Sometimes I’m amazed when I realize the number of clocks I encounter every day: on the wall, on the stove, on the phone, on the screen I’m typing on now. Reminders of the passage of time seem ever present.
But it’s not really the passage of time, is it? It’s the current time. Unlike the clocks I grew up with — clocks with faces and arms and reference points around a circle – the clocks that surround me now designate only the moment I am in, without context, without motion.
I grew up with those other clocks, so a certain experience of time as circular, as something that moves at a specific, physically articulated pace, is ingrained in my sensibilities. Those sensibilities are gradually being overtaken by new ones, sensibilities in which time is a number, then a different — usually larger — number the next time I look.
I wonder how that shift in the experience of time impacts the music I write. I wonder how it impacts the music written by composers who have not experienced that shift, composers who have grown up with time as a number that just becomes a different number the next time they look.
With all the clocks I see over the course of my day, there is a sound long familiar to me that I no longer hear: the sound of a clock ticking. I know there are plenty of clocks that still tick off the seconds, but I rarely come across them anymore, whereas that used to be a fairly common experience. I don’t have to wonder how that change impacts music, I’ve seen it. In the early decades of midi, I used to joke about how frequently students would bring me music in which the tempo was one beat per second – quarter = 60, in metronome parlance – showing how prevalent the ticking clock was as their experience of time. Now I seldom see quarter = 60 in students’ music, it’s no more common than any other tempo designation.

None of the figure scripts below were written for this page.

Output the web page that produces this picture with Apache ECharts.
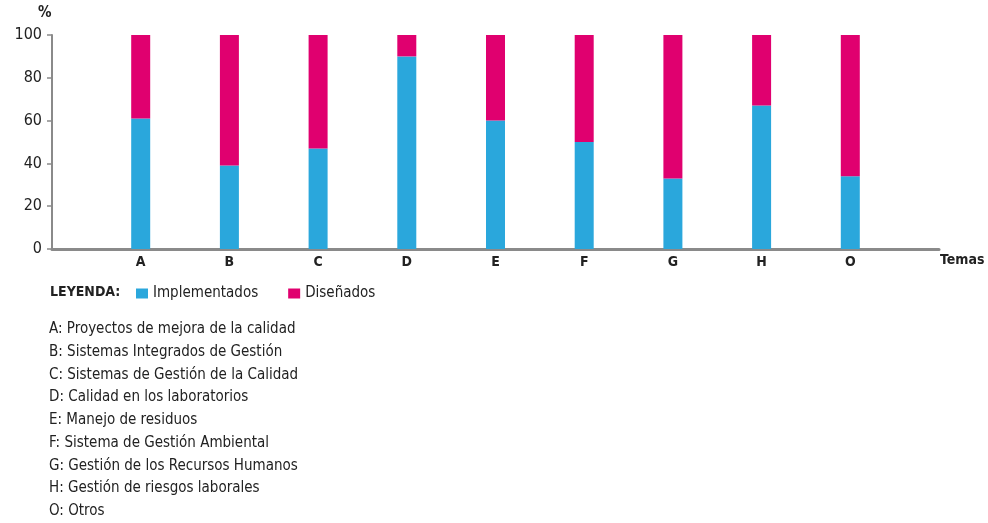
<!DOCTYPE html>
<html>
<head>
<meta charset="utf-8">
<script src="https://cdn.jsdelivr.net/npm/echarts@6/dist/echarts.min.js"></script>
<style>
  html, body { margin: 0; padding: 0; background: #fff; }
  #main { width: 988px; height: 523px; }
</style>
</head>
<body>
<div id="main"></div>
<script>
// blank slots at both ends keep the bars off the axis ends
const temas = ['', 'A', 'B', 'C', 'D', 'E', 'F', 'G', 'H', 'O', ''];
const implementados = ['-', 61, 39, 47, 90, 60, 50, 33, 67, 34, '-'];
const disenados = ['-', 39, 61, 53, 10, 40, 50, 67, 33, 66, '-'];
const yTicks = [0, 20, 40, 60, 80, 100];
const leyenda = [
    'A: Proyectos de mejora de la calidad',
    'B: Sistemas Integrados de Gestión',
    'C: Sistemas de Gestión de la Calidad',
    'D: Calidad en los laboratorios',
    'E: Manejo de residuos',
    'F: Sistema de Gestión Ambiental',
    'G: Gestión de los Recursos Humanos',
    'H: Gestión de riesgos laborales',
    'O: Otros'
];

const FONT = '"Liberation Sans Narrow", "DejaVu Sans Condensed", sans-serif';
const BLUE = '#2aa7dc';
const PINK = '#e0006f';
const AXIS = '#8a8a8a';

const listText = leyenda.map((t, i) => ({
    type: 'text',
    left: 49,
    top: 322 + i * 22.7,
    style: { text: t, fill: '#222', font: '15px ' + FONT }
}));

const myChart = echarts.init(document.getElementById('main'));
myChart.setOption({
    animation: false,
    grid: { left: 52, right: 49, top: 35, bottom: 274 },
    xAxis: {
        type: 'category',
        data: temas,
        boundaryGap: false,
        axisLine: { lineStyle: { color: AXIS, width: 3 } },
        axisTick: { show: false },
        axisLabel: { color: '#222', fontFamily: FONT, fontWeight: 'bold', fontSize: 14, margin: 6 },
        splitLine: { show: false }
    },
    yAxis: {
        type: 'value',
        min: yTicks[0],
        max: yTicks[yTicks.length - 1],
        interval: 20,
        axisLine: { show: true, lineStyle: { color: AXIS, width: 2 } },
        axisTick: { show: true, length: 5, lineStyle: { color: AXIS, width: 1.5 } },
        axisLabel: { color: '#222', fontFamily: FONT, fontSize: 16, margin: 10 },
        splitLine: { show: false }
    },
    legend: {
        left: 131,
        top: 281,
        itemWidth: 12,
        itemHeight: 10,
        itemGap: 30,
        icon: 'rect',
        textStyle: { color: '#222', fontFamily: FONT, fontSize: 15 },
        data: ['Implementados', 'Diseñados']
    },
    series: [
        {
            name: 'Implementados',
            type: 'bar',
            stack: 'total',
            barWidth: 19,
            itemStyle: { color: BLUE },
            data: implementados
        },
        {
            name: 'Diseñados',
            type: 'bar',
            stack: 'total',
            barWidth: 19,
            itemStyle: { color: PINK },
            data: disenados
        }
    ],
    graphic: [
        { type: 'text', left: 38, top: 6, style: { text: '%', fill: '#222', font: 'bold 15px ' + FONT } },
        { type: 'text', left: 940, top: 253, style: { text: 'Temas', fill: '#222', font: 'bold 14px ' + FONT } },
        { type: 'text', left: 50, top: 285, style: { text: 'LEYENDA:', fill: '#222', font: 'bold 14px ' + FONT } }
    ].concat(listText)
});
</script>
</body>
</html>
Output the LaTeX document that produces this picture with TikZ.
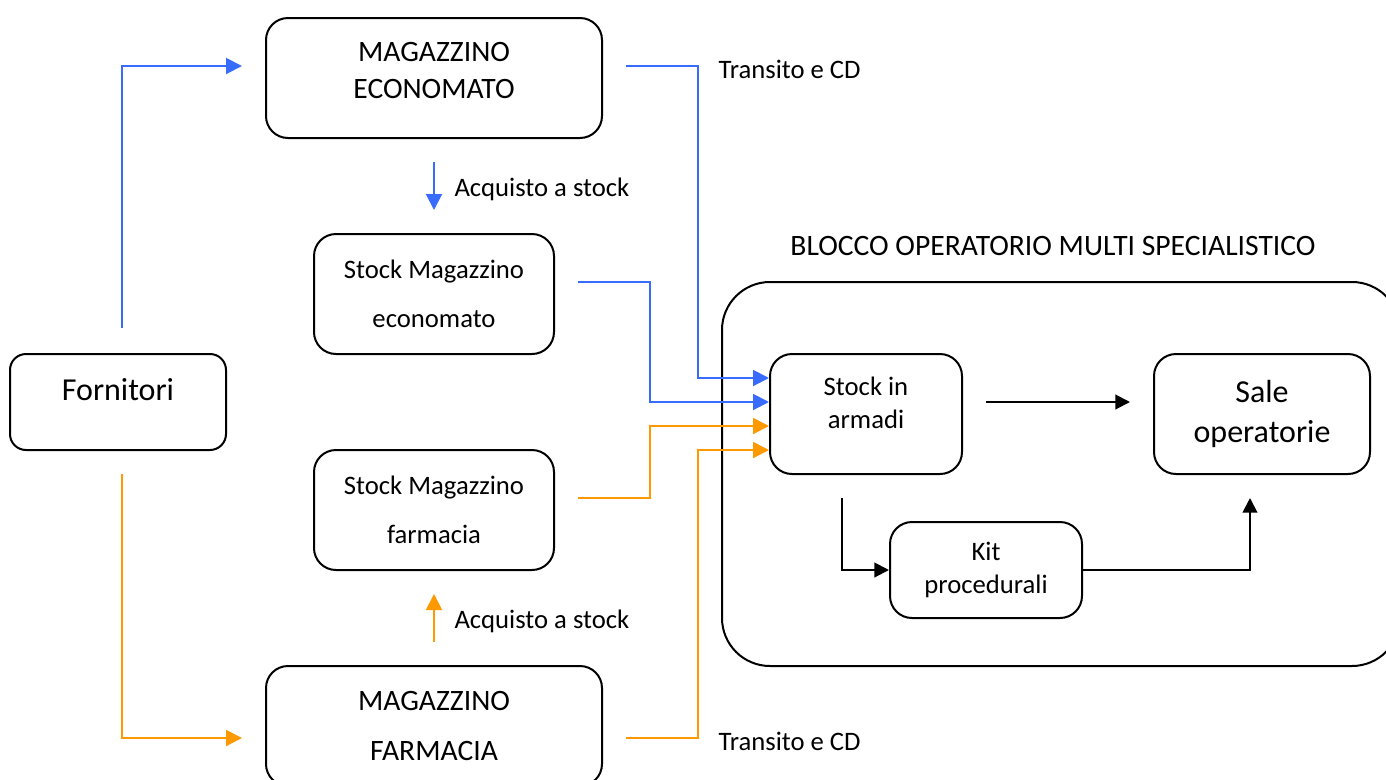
\documentclass[tikz,border=0pt]{standalone}
\usepackage{fontspec}
\setmainfont{Carlito}
\usetikzlibrary{arrows.meta}

\definecolor{blu}{RGB}{56,108,255}
\definecolor{arancio}{RGB}{255,153,0}

\tikzset{every picture/.style={line width=0.75pt}}

\begin{document}
\begin{tikzpicture}[x=0.75pt,y=0.75pt,yscale=-1,xscale=1,
  box/.style={draw, line width=1.5pt, rounded corners=16.5pt, align=center, inner sep=0pt, font=\fontsize{20}{36.75}\selectfont},
  maiusc/.style={font=\fontsize{22.2}{27.75}\selectfont},
  txtin/.style={align=center, inner sep=0pt},
  testo/.style={anchor=west, inner sep=0pt, font=\fontsize{20}{24}\selectfont},
  bluline/.style={color=blu, line width=1.5pt, -{Triangle[length=12pt,width=12pt]}},
  arline/.style={color=arancio, line width=1.5pt, -{Triangle[length=12pt,width=12pt]}},
  blkline/.style={color=black, line width=1.5pt, -{Triangle[length=11pt,width=11pt]}}]
\path[use as bounding box] (0,0) rectangle (1386,779);

%Rounded Rect
\node[box, minimum width=252pt, minimum height=90pt,
  label={[txtin, maiusc, yshift=5.5pt, name=ecoTxt]center:MAGAZZINO\\ECONOMATO}] (eco) at (434,78) {};
\node[box, minimum width=180pt, minimum height=90pt] (stockEco) at (434,294) {Stock Magazzino\\economato};
\node[box, minimum width=162pt, minimum height=72pt, rounded corners=12pt,
  label={[txtin, font=\fontsize{24}{29}\selectfont, yshift=9pt, name=fornTxt]center:Fornitori}] (forn) at (118,402) {};
\node[box, minimum width=180pt, minimum height=90pt] (stockFar) at (434,510) {Stock Magazzino\\farmacia};
\node[box, minimum width=252pt, minimum height=90pt, font=\fontsize{22.2}{38}\selectfont] (far) at (434,726) {MAGAZZINO\\FARMACIA};
%Rounded Rect
\node[box, minimum width=508.5pt, minimum height=288pt, rounded corners=36pt] (blocco) at (1061,474) {};
\node[box, minimum width=144pt, minimum height=90pt,
  label={[txtin, font=\fontsize{20}{24.75}\selectfont, yshift=8.25pt, name=armadiTxt]center:Stock in\\armadi}] (armadi) at (866,414) {};
\node[box, minimum width=162pt, minimum height=90pt, font=\fontsize{24}{30}\selectfont] (sale) at (1262,414) {Sale\\operatorie};
\node[box, minimum width=144pt, minimum height=72pt, font=\fontsize{20}{24.75}\selectfont] (kit) at (986,570) {Kit\\procedurali};

% Text Node
\node[testo] (acqEco) at (454,189) {Acquisto a stock};
% Text Node
\node[testo] (acqFar) at (454,621) {Acquisto a stock};
% Text Node
\node[testo] (trEco) at (718,69) {Transito e CD};
% Text Node
\node[testo] (trFar) at (718,741) {Transito e CD};
% Text Node
\node[testo, anchor=center, font=\fontsize{22.2}{24}\selectfont] (titolo) at (1053,246) {BLOCCO OPERATORIO MULTI SPECIALISTICO};

\coordinate (fornUp) at (122,328);
\coordinate (fornDown) at (122,474);
\coordinate (ecoIn) at (242,66);
\coordinate (farIn) at (242,738);
\coordinate (ecoOut) at (626,66);
\coordinate (farOut) at (626,738);
\coordinate (stockEcoOut) at (578,282);
\coordinate (stockFarOut) at (578,498);
\coordinate (acqEcoTop) at (434,162);
\coordinate (acqEcoBot) at (434,210);
\coordinate (acqFarBot) at (434,642);
\coordinate (acqFarTop) at (434,594);
\coordinate (armadiOut) at (986,402);
\coordinate (saleIn) at (1130,402);
\coordinate (armadiDown) at (842,498);
\coordinate (saleUp) at (1250,498);

%Straight Lines
\draw[bluline] (fornUp) |- (ecoIn);
\draw[arline] (fornDown) |- (farIn);
\draw[bluline] (acqEcoTop) -- (acqEcoBot);
\draw[arline] (acqFarBot) -- (acqFarTop);
%Straight Lines
\draw[bluline] (ecoOut) -| (698,378) -- (armadi.west |- 0,378);
\draw[bluline] (stockEcoOut) -| (650,402) -- (armadi.west |- 0,402);
\draw[arline] (stockFarOut) -| (650,426) -- (armadi.west |- 0,426);
\draw[arline] (farOut) -| (698,450) -- (armadi.west |- 0,450);
%Straight Lines
\draw[blkline] (armadiOut) -- (saleIn);
\draw[blkline] (armadiDown) |- (kit.west);
\draw[blkline] (kit.east) -| (saleUp);

\end{tikzpicture}
\end{document}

I wonder how many of them have never heard a clock ticking.
Instead, increasingly they bring me music that calls for hellishly fast tempos, quarter equals 240 or more. I wonder what that means, within this context of the passage of time, as the passage of time is one of music’s salient features.
Of course, it can mean many things, some of them contradictory. But it definitely has meaning, because we can’t ever totally divorce our experience from our music-making.